Fortaleza – Não passava das 5h quando Dandara Kataryne, de 42 anos, despertou no último dia 15. Pulou da rede onde dormia na sala de piso de concreto, passou o café e avisou à mãe que iria à casa de Vitória, também no Conjunto Ceará, periferia de Fortaleza. “Vai com Deus, meu filho”, respondeu dona Francisca. Pela manhã e no fim do dia, Dandara ajudava a vizinha e amiga de infância nos afazeres domésticos para ganhar uns trocados. Há alguns anos, o corpo franzino, fragilizado pelo vírus HIV, contraído em São Paulo, impedia-a de ir à Praia de Iracema atender a seus clientes.

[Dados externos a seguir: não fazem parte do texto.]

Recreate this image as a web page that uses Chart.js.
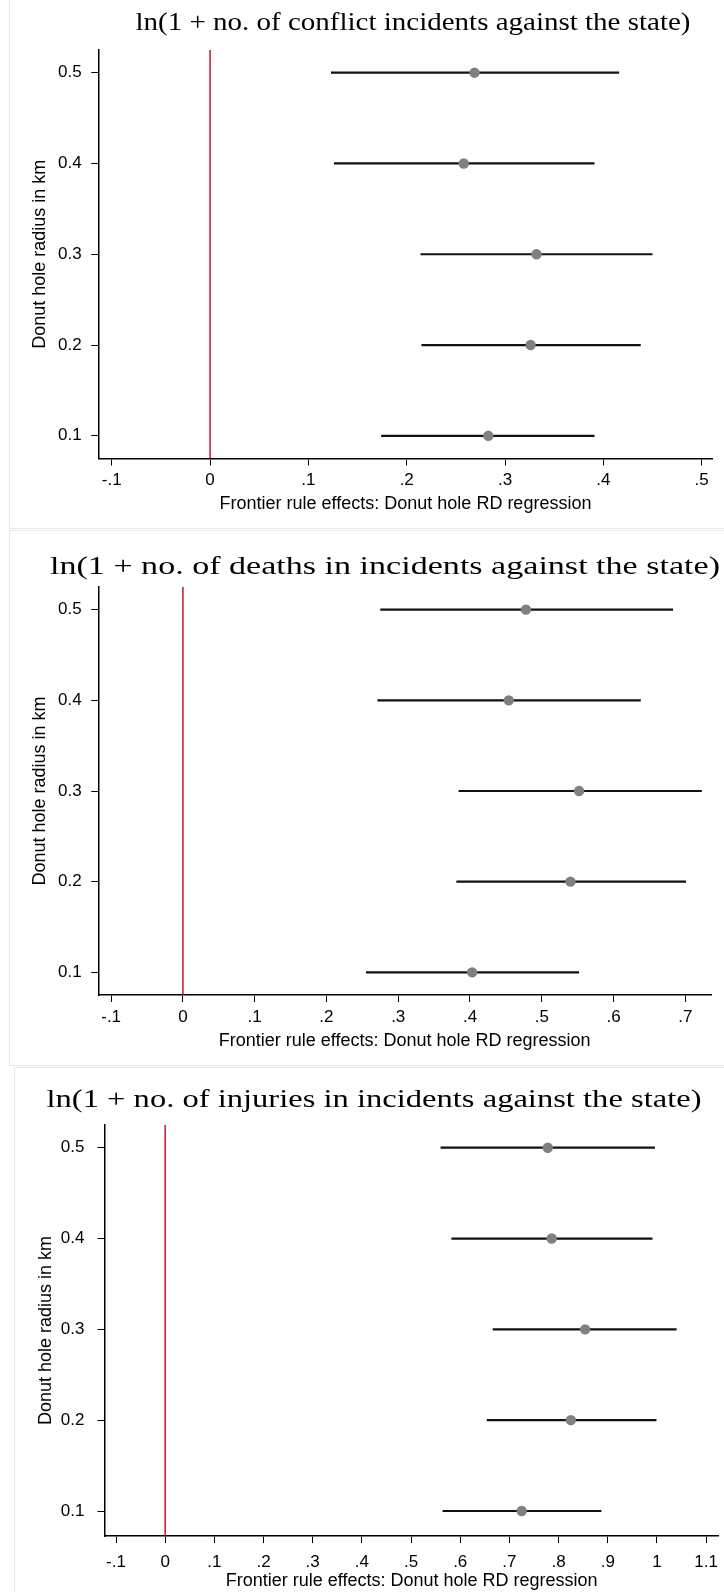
<!DOCTYPE html>
<html>
<head>
<meta charset="utf-8">
<script src="https://cdn.jsdelivr.net/npm/chart.js@4.4.1/dist/chart.umd.min.js"></script>
<style>
  html, body { margin: 0; padding: 0; background: #fff; }
  body { width: 724px; height: 1592px; position: relative; overflow: hidden; }
  .marco { position: absolute; border: 1px solid #e3e9ec; box-sizing: border-box; }
  canvas { position: absolute; left: 0; }
  .titulo { position: absolute; font-family: "Liberation Serif", serif; font-size: 26px; white-space: nowrap; color: #000; line-height: 1; transform-origin: 50% 50%; }
</style>
</head>
<body>
<div class="marco" style="left:9px; top:-2px; width:800px; height:531px;"></div>
<div class="marco" style="left:9px; top:530px; width:800px; height:536px;"></div>
<div class="marco" style="left:14px; top:1067px; width:800px; height:600px;"></div>

<canvas id="g1" width="724" height="530" style="top:0px"></canvas>
<canvas id="g2" width="724" height="536" style="top:530px"></canvas>
<canvas id="g3" width="724" height="526" style="top:1066px"></canvas>

<div class="titulo" id="t1" style="left:413px; top:22px;">ln(1 + no. of conflict incidents against the state)</div>
<div class="titulo" id="t2" style="left:385px; top:566px;">ln(1 + no. of deaths in incidents against the state)</div>
<div class="titulo" id="t3" style="left:374px; top:1099px;">ln(1 + no. of injuries in incidents against the state)</div>

<script>
// radio del hoyo (eje y)
const radios = [0.1, 0.2, 0.3, 0.4, 0.5];
const etiquetasY = ["0.1", "0.2", "0.3", "0.4", "0.5"];

// panel 1: incidentes de conflicto
const conflictoEst = [0.283, 0.326, 0.332, 0.258, 0.269];
const conflictoLo  = [0.174, 0.215, 0.214, 0.126, 0.123];
const conflictoHi  = [0.391, 0.438, 0.450, 0.391, 0.416];

// panel 2: muertes
const muertesEst = [0.403, 0.540, 0.552, 0.454, 0.478];
const muertesLo  = [0.255, 0.381, 0.384, 0.271, 0.275];
const muertesHi  = [0.552, 0.701, 0.723, 0.638, 0.683];

// panel 3: heridos
const heridosEst = [0.725, 0.825, 0.854, 0.786, 0.778];
const heridosLo  = [0.564, 0.654, 0.666, 0.582, 0.560];
const heridosHi  = [0.887, 0.999, 1.040, 0.991, 0.996];

const ticksX1 = [-0.1, 0, 0.1, 0.2, 0.3, 0.4, 0.5];
const etiquetasX1 = ["-.1", "0", ".1", ".2", ".3", ".4", ".5"];
const ticksX2 = [-0.1, 0, 0.1, 0.2, 0.3, 0.4, 0.5, 0.6, 0.7];
const etiquetasX2 = ["-.1", "0", ".1", ".2", ".3", ".4", ".5", ".6", ".7"];
const ticksX3 = [-0.1, 0, 0.1, 0.2, 0.3, 0.4, 0.5, 0.6, 0.7, 0.8, 0.9, 1, 1.1];
const etiquetasX3 = ["-.1", "0", ".1", ".2", ".3", ".4", ".5", ".6", ".7", ".8", ".9", "1", "1.1"];

const lineaCero = 0;
const tituloX = "Frontier rule effects: Donut hole RD regression";
const tituloY = "Donut hole radius in km";

Chart.defaults.font.family = "'Liberation Sans', Arial, sans-serif";
Chart.defaults.color = "#000";

// estira el titulo a lo ancho sin cambiar su alto
function ajustarTitulo(id, ancho) {
    const el = document.getElementById(id);
    const w = el.getBoundingClientRect().width;
    el.style.transform = "translate(-50%, -50%) scaleX(" + (ancho / w) + ")";
}

function dibujarPanel(id, p) {
    const datasets = [];

    datasets.push({
        type: 'line',
        data: [{ x: lineaCero, y: p.yMin }, { x: lineaCero, y: p.yMax }],
        borderColor: '#c8102e',
        borderWidth: 1.5,
        pointRadius: 0,
        showLine: true,
        order: 3
    });

    radios.forEach((r, i) => {
        datasets.push({
            type: 'line',
            data: [{ x: p.lo[i], y: r }, { x: p.hi[i], y: r }],
            borderColor: '#111',
            borderWidth: 2.2,
            pointRadius: 0,
            showLine: true,
            order: 2
        });
    });

    datasets.push({
        type: 'scatter',
        data: radios.map((r, i) => ({ x: p.est[i], y: r })),
        backgroundColor: '#808080',
        borderWidth: 0,
        pointRadius: 5.2,
        order: 1
    });

    const alto = document.getElementById(id).height;

    new Chart(document.getElementById(id), {
        type: 'scatter',
        data: { datasets },
        options: {
            responsive: false,
            animation: false,
            events: [],
            layout: { padding: { top: p.top, right: 724 - p.right, left: 0, bottom: 0 } },
            plugins: { legend: { display: false }, tooltip: { enabled: false } },
            scales: {
                x: {
                    type: 'linear',
                    min: p.xMin,
                    max: p.xMax,
                    afterBuildTicks: s => { s.ticks = p.ticks.map(v => ({ value: v })); },
                    afterFit: s => {
                        s.height = alto - p.bottom;
                        s.paddingLeft = 0;
                        s.paddingRight = 0;
                    },
                    ticks: {
                        autoSkip: false,
                        maxRotation: 0,
                        padding: p.xPad,
                        font: { size: 17 },
                        callback: (v, i) => p.etiquetas[i]
                    },
                    grid: { drawOnChartArea: false, drawTicks: true, tickLength: 7, color: '#000', lineWidth: 1 },
                    border: { display: true, color: '#000', width: 1.5 },
                    title: {
                        display: true,
                        text: tituloX,
                        font: { size: 18 },
                        padding: { top: 0, bottom: p.xTitlePad }
                    }
                },
                y: {
                    type: 'linear',
                    min: p.yMin,
                    max: p.yMax,
                    afterBuildTicks: s => { s.ticks = radios.map(v => ({ value: v })); },
                    afterFit: s => {
                        s.width = p.left;
                        s.paddingTop = 0;
                        s.paddingBottom = 0;
                    },
                    ticks: {
                        padding: p.yPad,
                        font: { size: 17 },
                        callback: (v, i) => etiquetasY[i]
                    },
                    grid: { drawOnChartArea: false, drawTicks: true, tickLength: 7, color: '#000', lineWidth: 1 },
                    border: { display: true, color: '#000', width: 1.5 },
                    title: {
                        display: true,
                        text: tituloY,
                        font: { size: 18 },
                        padding: { top: p.yTitlePad, bottom: 0 }
                    }
                }
            }
        }
    });
}

dibujarPanel("g1", {
    est: conflictoEst, lo: conflictoLo, hi: conflictoHi,
    ticks: ticksX1, etiquetas: etiquetasX1,
    xMin: -0.1137, xMax: 0.5112, yMin: 0.075, yMax: 0.525,
    top: 50, bottom: 458.5, left: 98.3, right: 712.7,
    xPad: 5, yPad: 9.6, xTitlePad: 15, yTitlePad: 29
});

dibujarPanel("g2", {
    est: muertesEst, lo: muertesLo, hi: muertesHi,
    ticks: ticksX2, etiquetas: etiquetasX2,
    xMin: -0.1179, xMax: 0.7358, yMin: 0.075, yMax: 0.525,
    top: 57, bottom: 465, left: 98.3, right: 711,
    xPad: 5, yPad: 9.6, xTitlePad: 14, yTitlePad: 29
});

dibujarPanel("g3", {
    est: heridosEst, lo: heridosLo, hi: heridosHi,
    ticks: ticksX3, etiquetas: etiquetasX3,
    xMin: -0.1234, xMax: 1.1258, yMin: 0.0725, yMax: 0.525,
    top: 59, bottom: 470, left: 104.5, right: 720,
    xPad: 9, yPad: 13, xTitlePad: 0, yTitlePad: 35
});

ajustarTitulo("t1", 555);
ajustarTitulo("t2", 670);
ajustarTitulo("t3", 655);
</script>
</body>
</html>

Por força do hábito, nunca saia sem um punhado de camisinhas e de gel lubrificante nos bolsos de seus shortinhos. Mas a atividade não garantia mais o sustento. Ainda assim, Dandara mantinha o senso de humor e o carisma na estrutura raquítica de 50 e poucos quilos, distribuídos em 1,72m. “Sou uma garota gostosa”, dizia. Além da autoestima, esbanjava humildade, sem se envergonhar de pedir esmola ao perambular com o rebolado pelas ruas do Conjunto Ceará
“Volto no fim do dia, minha deusa?”, perguntou Dandara, que tinha verdadeira fascinação por Vitória Holanda, também de 42 – diferentemente de Dandara, a amiga conseguiu construir uma carreira e carrega no peito distintivo como investigadora da Polícia Civil do Ceará. “Pode vir sim, Cleilson”, confirmou. Dandara não voltou. Vitória só a viu novamente num vídeo de 1 minuto e 20 segundos que, pelas redes sociais, ganhou o mundo e escancarou um problema negligenciado no Brasil, país que mais mata travestis e transexuais em todo o planeta.
25 assassinatos este ano

O linchamento foi em plena luz do dia, na Rua Manoel Galdino, no Conjunto Palmares, Bairro Bom Jardim – a cerca de quatro quilômetros da casa de Dandara. Coincidência ou não, Palmares é também o nome de um dos mais importantes quilombos do período colonial, liderado por Zumbi. “Acredito que Dandara também será ícone para a libertação de uma classe”, afirma Vitória. Dandara dos Palmares também morreu em fevereiro, mas de 1694. Relatos apontam que ela teria se jogado de uma pedreira para não se render a militares e voltar à escravidão.